Oppenheimer top analyst Jason Helfstein tweaks his estimates on Snap Inc (NYSE:SNAP) in light of the social network giant facing some growth challenges circling new advertiser adoption. However, the analyst remains bullish on the big picture and issues an Outperform rating listing a price target of $23, which represents an upside of nearly 18% compared to where last closed.
Among the few “headwinds” hovering over the giant, the analyst underscores restricted 3P data and safety matters regarding story ads, causing Snap’s new advertisers’ adoption rate to accelerate at a slower than expected pace. Yet, Helfstein believes these problems will be fixed over time and subsequently cuts revenues by $5M for the second quarter of 2017 while adding that same amount back to his expectations for the fourth quarter.
Notably, Snap launched a self-service platform roughly one month ago, enabling the company to penetrate a new advertising clients’ category, the Small Medium-sized Businesses (SMBs). Helfstein points out the company’s current Application Program Interface (API) does not fit SMBs. The self-service platform will advantageously serve as a tool to overcome this issue, although the analyst indicates the credit card payment will only be available starting in July.
Additionally, the industry big fish introduced Custom Stories at the end of May, which through the eyes of the analyst “should increase engagement.” However, Helfstein finds the impact of Custom Stories too soon to judge.
“Because of SNAP’s focus on users under 25, there is limited accurate third-party data on MAU and mins/user. However, we note that US Android engagement improved in April, to 80% of iOS, vs. 55% during April 2016 (mins/UV).

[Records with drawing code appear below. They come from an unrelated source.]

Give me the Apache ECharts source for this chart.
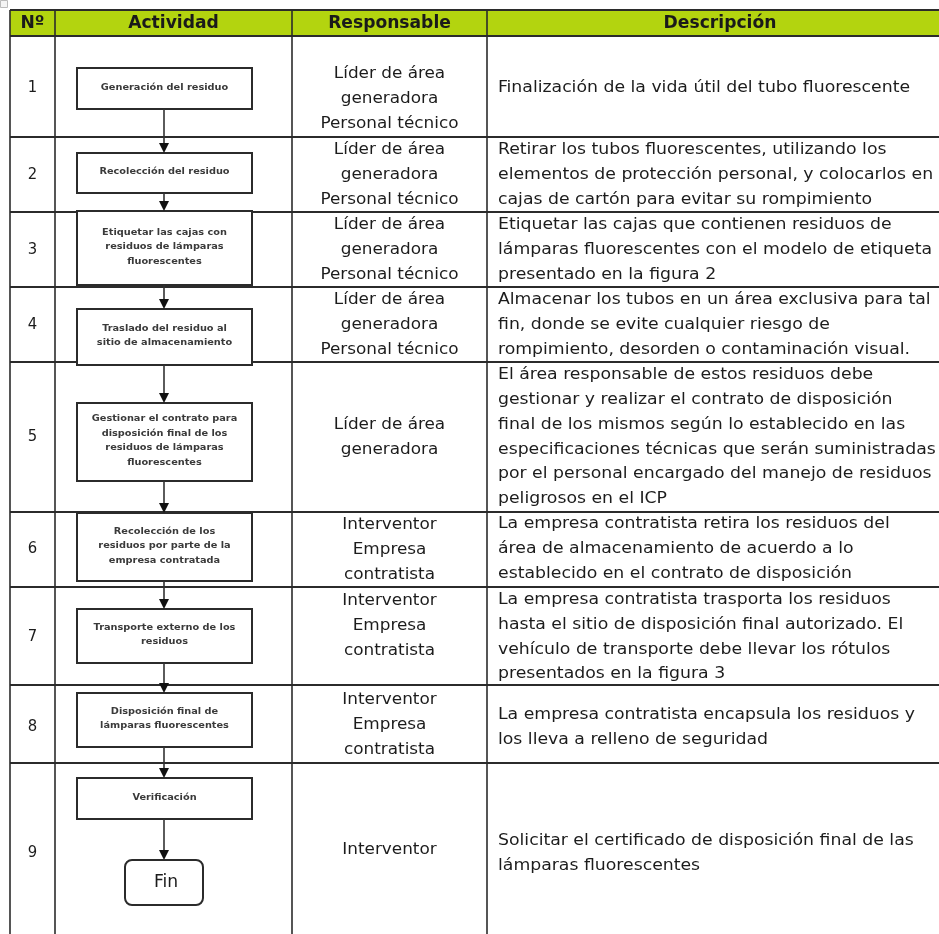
<!DOCTYPE html>
<html><head><meta charset="utf-8">
<script src="https://cdn.jsdelivr.net/npm/echarts@6/dist/echarts.min.js"></script>
<style>html,body{margin:0;padding:0;background:#fff}#c{width:939px;height:934px}</style>
</head><body><div id="c"></div>
<script>
// ---- data ----
const headers = ['Nº', 'Actividad', 'Responsable', 'Descripción'];
const numbers = ['1','2','3','4','5','6','7','8','9'];
const activities = [
  'Generación del residuo',
  'Recolección del residuo',
  'Etiquetar las cajas con\nresiduos de lámparas\nfluorescentes',
  'Traslado del residuo al\nsitio de almacenamiento',
  'Gestionar el contrato para\ndisposición final de los\nresiduos de lámparas\nfluorescentes',
  'Recolección de los\nresiduos por parte de la\nempresa contratada',
  'Transporte externo de los\nresiduos',
  'Disposición final de\nlámparas fluorescentes',
  'Verificación'
];
const endLabel = 'Fin';
const responsables = [
  'Líder de área\ngeneradora\nPersonal técnico',
  'Líder de área\ngeneradora\nPersonal técnico',
  'Líder de área\ngeneradora\nPersonal técnico',
  'Líder de área\ngeneradora\nPersonal técnico',
  'Líder de área\ngeneradora',
  'Interventor\nEmpresa\ncontratista',
  'Interventor\nEmpresa\ncontratista',
  'Interventor\nEmpresa\ncontratista',
  'Interventor'
];
const descriptions = [
  'Finalización de la vida útil del tubo fluorescente',
  'Retirar los tubos fluorescentes, utilizando los\nelementos de protección personal, y colocarlos en\ncajas de cartón para evitar su rompimiento',
  'Etiquetar las cajas que contienen residuos de\nlámparas fluorescentes con el modelo de etiqueta\npresentado en la figura 2',
  'Almacenar los tubos en un área exclusiva para tal\nfin, donde se evite cualquier riesgo de\nrompimiento, desorden o contaminación visual.',
  'El área responsable de estos residuos debe\ngestionar y realizar el contrato de disposición\nfinal de los mismos según lo establecido en las\nespecificaciones técnicas que serán suministradas\npor el personal encargado del manejo de residuos\npeligrosos en el ICP',
  'La empresa contratista retira los residuos del\nárea de almacenamiento de acuerdo a lo\nestablecido en el contrato de disposición',
  'La empresa contratista trasporta los residuos\nhasta el sitio de disposición final autorizado. El\nvehículo de transporte debe llevar los rótulos\npresentados en la figura 3',
  'La empresa contratista encapsula los residuos y\nlos lleva a relleno de seguridad',
  'Solicitar el certificado de disposición final de las\nlámparas fluorescentes'
];

// ---- layout ----
const colX = [10, 55, 292, 487, 953];
const rowY = [10, 36, 137, 212, 287, 362, 512, 587, 685, 763, 942];
const respCY = [99, 175, 250, 325, 437, 550, 626, 725, 850];
const descCY = [88, 175, 250, 325, 437, 549, 637, 727, 853];
const boxX = [77, 252];
const boxY = [[68,109],[153,193],[211,285],[309,365],[403,481],[513,581],[609,663],[693,747],[778,819]];
const finBox = [125, 860, 203, 905];
const arrowX = 164;

const FONT = "'DejaVu Sans Condensed','DejaVu Sans',Verdana,sans-serif";
const LINE = '#2b2b2b';
const TXT = '#1c1c1c';
const G = [];

function txt(x, y, sx, style, z){
  G.push({type:'text', z:z||5, x:x, y:y, scaleX:sx, style:Object.assign({x:0, y:0, fontFamily:FONT, fill:TXT, verticalAlign:'middle'}, style)});
}

// header background
G.push({type:'rect', shape:{x:colX[0], y:rowY[0], width:940-colX[0], height:rowY[1]-rowY[0]}, style:{fill:'#b3d40f'}, z:1});
for (let c=0;c<4;c++){
  txt((colX[c]+colX[c+1])/2, (rowY[0]+rowY[1])/2+1, 1.12, {text:headers[c], fill:'#1a1a1a', fontWeight:'bold', fontSize:17, align:'center'});
}
// horizontal lines
for (let r=0;r<rowY.length-1;r++){
  G.push({type:'line', z:4, shape:{x1:colX[0], y1:rowY[r], x2:940, y2:rowY[r]}, style:{stroke:LINE, lineWidth:2}});
}
// vertical lines
for (let c=0;c<4;c++){
  G.push({type:'line', z:4, shape:{x1:colX[c], y1:rowY[0], x2:colX[c], y2:934}, style:{stroke:LINE, lineWidth:1.6}});
}
// rows
for (let i=0;i<numbers.length;i++){
  txt((colX[0]+colX[1])/2, descCY[i], 1.1, {text:numbers[i], fontSize:15, align:'center'});
  txt((colX[2]+colX[3])/2, respCY[i], 1.17, {text:responsables[i], fontSize:16, lineHeight:25, align:'center'});
  txt(colX[3]+11, descCY[i], 1.2, {text:descriptions[i], fontSize:16, lineHeight:24.7, align:'left'});
  const b = boxY[i];
  G.push({type:'rect', z:5, shape:{x:boxX[0], y:b[0], width:boxX[1]-boxX[0], height:b[1]-b[0]},
    style:{fill:'#fff', stroke:LINE, lineWidth:2}});
  txt((boxX[0]+boxX[1])/2, (b[0]+b[1])/2 - 1, 1.22, {text:activities[i], fill:'#3a3a3a',
    fontFamily:"'DejaVu Sans',Verdana,sans-serif", fontWeight:'bold', fontSize:8, lineHeight:14.5, align:'center'}, 6);
}
// arrows
function arrow(y1, y2){
  G.push({type:'line', z:5, shape:{x1:arrowX, y1:y1, x2:arrowX, y2:y2-9}, style:{stroke:'#333', lineWidth:1.6}});
  G.push({type:'polygon', z:5, shape:{points:[[arrowX-5,y2-10],[arrowX+5,y2-10],[arrowX,y2]]}, style:{fill:'#111'}});
}
for (let i=0;i<boxY.length-1;i++) arrow(boxY[i][1], boxY[i+1][0]);
arrow(boxY[boxY.length-1][1], finBox[1]);
// Fin
G.push({type:'rect', z:5, shape:{x:finBox[0], y:finBox[1], width:finBox[2]-finBox[0], height:finBox[3]-finBox[1], r:7},
  style:{fill:'#fff', stroke:LINE, lineWidth:2}});
txt((finBox[0]+finBox[2])/2 + 2, (finBox[1]+finBox[3])/2, 1.12, {text:endLabel, fontSize:17, align:'center'}, 6);
// tiny icon top-left
G.push({type:'rect', z:5, shape:{x:0.5, y:0.5, width:7, height:7}, style:{fill:'#f4f4f4', stroke:'#bbb', lineWidth:1}});

const chart = echarts.init(document.getElementById('c'), null, {renderer:'canvas'});
chart.setOption({backgroundColor:'#fff', animation:false, graphic:{elements:G}});
</script></body></html>
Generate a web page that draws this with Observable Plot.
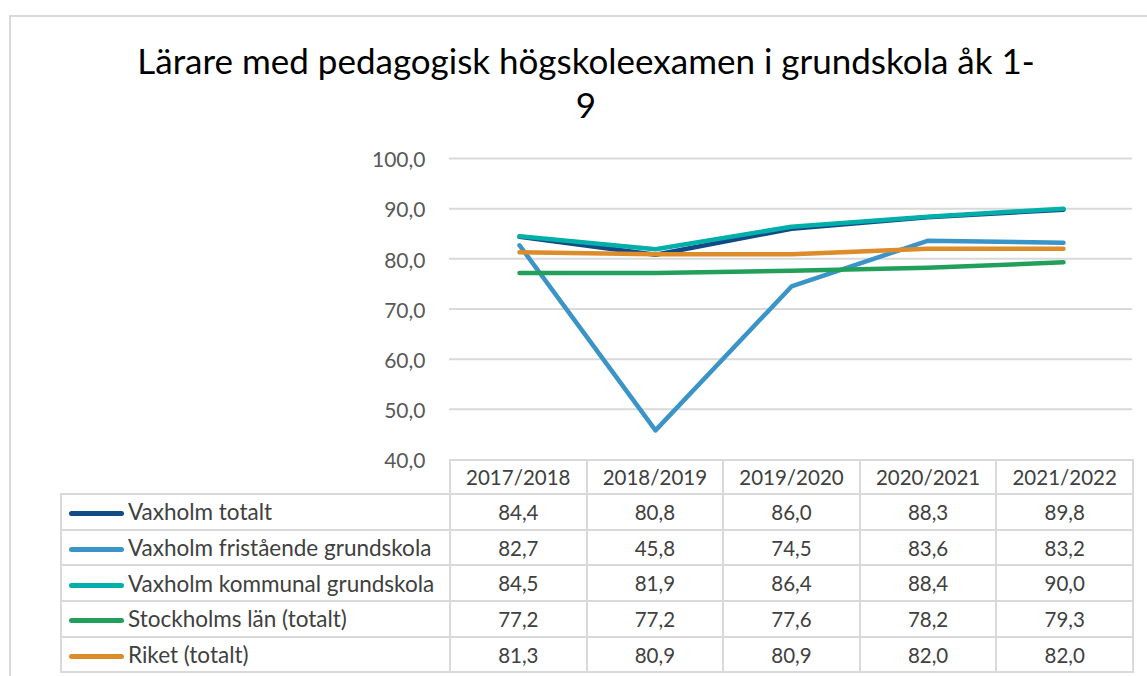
<!DOCTYPE html>
<html><head><meta charset="utf-8">
<script src="https://cdn.jsdelivr.net/npm/d3@7"></script>
<script src="https://cdn.jsdelivr.net/npm/@observablehq/plot@0.6"></script>
<style>
body{margin:0;background:#fff;font-family:Lato,"Open Sans",sans-serif;}
#wrap{position:relative;width:1147px;height:676px;overflow:hidden;background:#fff;}
#frame{position:absolute;left:9px;top:15px;width:1170px;height:700px;border:2px solid #d9d9d9;box-sizing:border-box;}
#title{position:absolute;left:0;width:1172px;top:38px;text-align:center;font-size:35px;line-height:44px;color:#000;}
#chart{position:absolute;left:0;top:0;}
#tbl{position:absolute;left:60px;top:459px;border-collapse:collapse;table-layout:fixed;color:#404040;font-size:20.5px;}
#tbl td{border:2px solid #d9d9d9;padding:0;text-align:center;white-space:nowrap;overflow:hidden;}
#tbl tr.h td{height:32px;}
#tbl tr.r td{height:33.7px;}
#tbl td.lab{text-align:left;font-size:22.5px;}
#tbl td.blank{border-top:none;border-left:none;}
.sw{display:inline-block;width:55px;height:5px;border-radius:3px;margin:0 4px 0 7px;vertical-align:middle;position:relative;top:-1px;}
</style>
</head><body>
<div id="wrap">
  <div id="frame"></div>
  <div id="title">Lärare med pedagogisk högskoleexamen i grundskola åk 1-<br>9</div>
  <div id="chart"></div>
  <table id="tbl"></table>
</div>
<script>
const categories = ["2017/2018","2018/2019","2019/2020","2020/2021","2021/2022"];
const seriesNames = ["Vaxholm totalt","Vaxholm fristående grundskola","Vaxholm kommunal grundskola","Stockholms län (totalt)","Riket (totalt)"];
const vaxholmTotalt = [84.4,80.8,86.0,88.3,89.8];
const vaxholmFristaende = [82.7,45.8,74.5,83.6,83.2];
const vaxholmKommunal = [84.5,81.9,86.4,88.4,90.0];
const stockholmsLan = [77.2,77.2,77.6,78.2,79.3];
const riket = [81.3,80.9,80.9,82.0,82.0];
const colors = ["#124a85","#3a94c8","#00afa9","#22a05b","#dd8c2c"];
const yTicks = [40,50,60,70,80,90,100];

const allValues = [vaxholmTotalt,vaxholmFristaende,vaxholmKommunal,stockholmsLan,riket];
const data = [];
allValues.forEach((vals,si)=>vals.forEach((v,ci)=>data.push({series:seriesNames[si],cat:categories[ci],value:v})));
const fmt = d => d.toFixed(1).replace(".", ",");

const plot = Plot.plot({
  width:1147, height:480,
  marginTop:158, marginBottom:21, marginLeft:449, marginRight:15,
  style:{fontFamily:"Lato, 'Open Sans', sans-serif", fontSize:"21px", color:"#595959", background:"transparent"},
  x:{type:"point", domain:categories, padding:0.5, axis:null},
  y:{domain:[40,100], axis:null},
  color:{domain:seriesNames, range:colors},
  marks:[
    Plot.ruleY(yTicks.slice(1), {stroke:"#d9d9d9", strokeWidth:2, strokeOpacity:1}),
    Plot.axisY(yTicks, {label:null, tickSize:0, tickPadding:24, tickFormat:fmt, fontSize:21, fill:"#595959", dy:2}),
    Plot.line(data, {x:"cat", y:"value", z:"series", stroke:"series", strokeWidth:4.5, strokeLinecap:"round", strokeLinejoin:"round"})
  ]
});
document.getElementById("chart").appendChild(plot);

// data table
const tbl = document.getElementById("tbl");
const cg = document.createElement("colgroup");
[389,136.6,136.6,136.6,136.6,136.6].forEach(w=>{const c=document.createElement("col");c.style.width=w+"px";cg.appendChild(c);});
tbl.appendChild(cg);
const hr = document.createElement("tr"); hr.className="h";
const blank = document.createElement("td"); blank.className="blank"; hr.appendChild(blank);
categories.forEach(c=>{const td=document.createElement("td");td.textContent=c;hr.appendChild(td);});
tbl.appendChild(hr);
seriesNames.forEach((name,si)=>{
  const tr=document.createElement("tr"); tr.className="r";
  const td=document.createElement("td"); td.className="lab";
  const sw=document.createElement("span"); sw.className="sw"; sw.style.background=colors[si];
  td.appendChild(sw); td.appendChild(document.createTextNode(name)); tr.appendChild(td);
  allValues[si].forEach(v=>{const c=document.createElement("td");c.textContent=fmt(v);tr.appendChild(c);});
  tbl.appendChild(tr);
});
</script>
</body></html>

We believe this reflects management’s effort to improve low-end Android device performance, low-hanging fruit in our view,” continues the analyst.
Lastly, Helfstein lifts non-cash stock compensation taking under account $1.3 billion of pre-2017 RSUs amortized throughout a three-year period, pointing out half of these costs will surface this year.
Overall, the analyst concludes, “While existing advertisers’ spending is strong, new advertiser adoption has been somewhat slower than expected. However, full roll-out of self-service ad manager in July should accelerate new advertiser adoption in 2H. Agencies acknowledge that SNAP is the platform to reach a young audience. However, the focus on platform-specific video ads and limited 3P data is a near-term headwind as new advertisers move up the learning curve. While accurate 3P engagement data is limited, we note improved US Android engagement relative to iOS in April. In conclusion, we remain bullish on 2H revenue ramp with back-to-school, new ad products (AMZN example) and the industry shift to shorter length video ads.”
According to TipRanks, a financial engine that measures and ranks analysts’ and bloggers’ performance, top analyst Jason Helfstein is ranked #147 out of #4569 analysts. Helfstein has a 63% success rate and generates an annual yield of 12.4%. When recommending SNAP, the analyst earns a 8.3% average profit on the stock.
TipRanks analytics show SNAP as a Hold. Based on 38 analysts offering recommendations for this share, 13 issue a Buy, 18 maintain a Hold and 7 recommend a Sell. The 12-month average price target stands at $21.71, making a nearly 11% upside from where the stock is currently trading.